The figures in the margin indicate full marks.
Candidates are required to give their answers in their own words as far as practicable.

Group A

Answer any five questions: $2 \times 5 = 10$
1. Write the difference between relative and absolute error.
2. What do you mean by degree of precision of a quadrature formula. Write the degree of precision of Simpson's $1/3$ rule and Weddle's rule.
3. Define ill-conditioned and well-conditioned system of linear equations.
4. Write the advantage and disadvantage of linear iteration method.
5. Find the difference of the approximate numbers 27.5 and 35.8 having absolute errors 0.02 and 0.03 respectively.

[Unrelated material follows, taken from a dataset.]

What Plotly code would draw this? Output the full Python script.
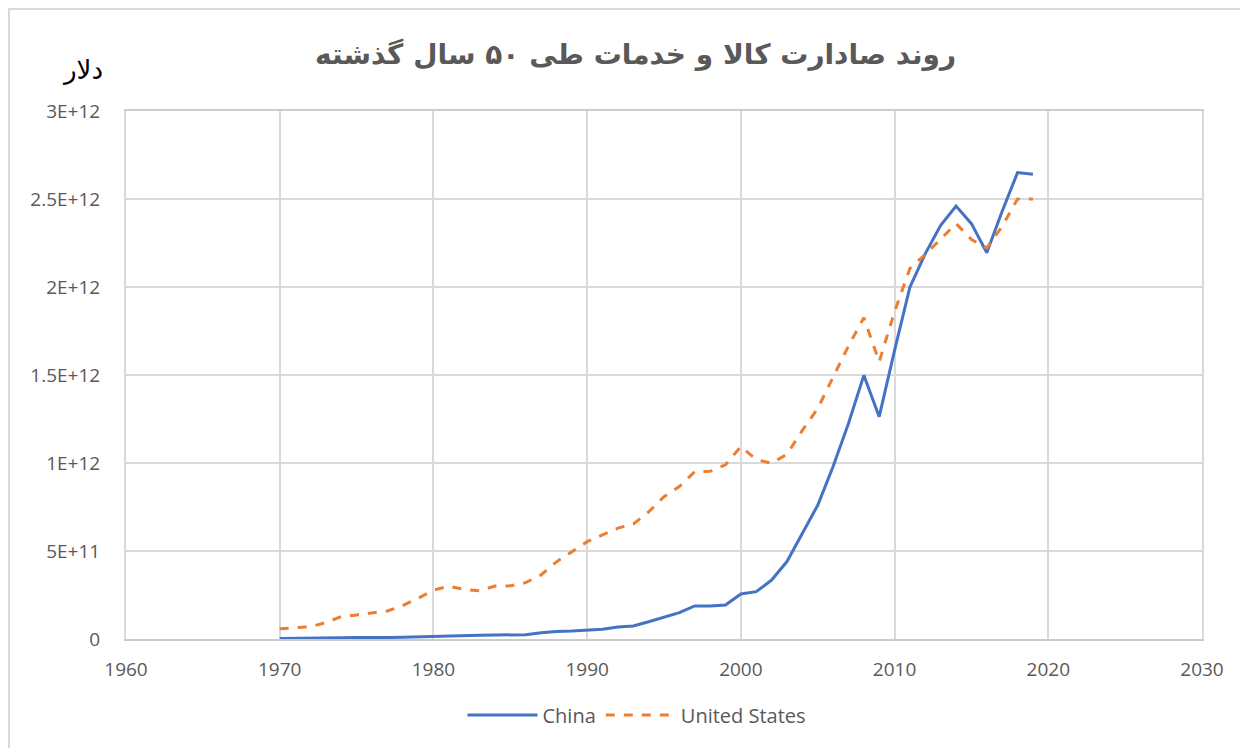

Evaluate the absolute and the relative errors of the result.
6. Write the advantage and disadvantage of Lagrangian interpolation.
7. What is the main difference between Regula-Falsi method and Secant method.
8. Give the geometrical interpolation of Euler's method.

Group B

Answer any four questions: $5 \times 4 = 20$
9. Derive Simpson's one third rule from Newton's Cote formula.
10. Solve the following equations
$2x - 3y + 4z = 8$
$x + y + 4z = 15$
$3x + 4y - z = 8$
by LU decomposition method.
11. If a number is correct upto n significant figures and the first significant digit of the number is k, then prove that the relative error is less than $$\frac{1}{k \times 10^{n-1}}$$
12. Describe Newton-Raphson method for computing simple real root of an equation $f(x)=0$. Give geometrical interpretation of the method.
13. Use Runge-Kutta method of fourth order, find $y(0.4)$ for the differential equation $$\frac{dy}{dx} = xy + y^2$$ given that $y(0)=1$, (taking $h=0.2$).
14. Find the largest eigen value in magnitude and corresponding eigen vector of the matrix $$A = \begin{pmatrix} 1 & 3 & 2 \\ -1 & 0 & 2 \\ 3 & 4 & 5 \end{pmatrix}$$

Group C

Answer any one question: $10 \times 1 = 10$
15. Establish Lagrange's interpolation formula. Show that the Lagrangian functions are invariant under a linear transformation.
16. (a) Describe the method of least squares to fit a straight line $y = ax + b$.
(b) Solve the following system of equations
$3x + y + 2z = 6$
$-x + 4y + 2z = 5$
$2x + y + 4z = 7$
by Gauss-Seidal's method.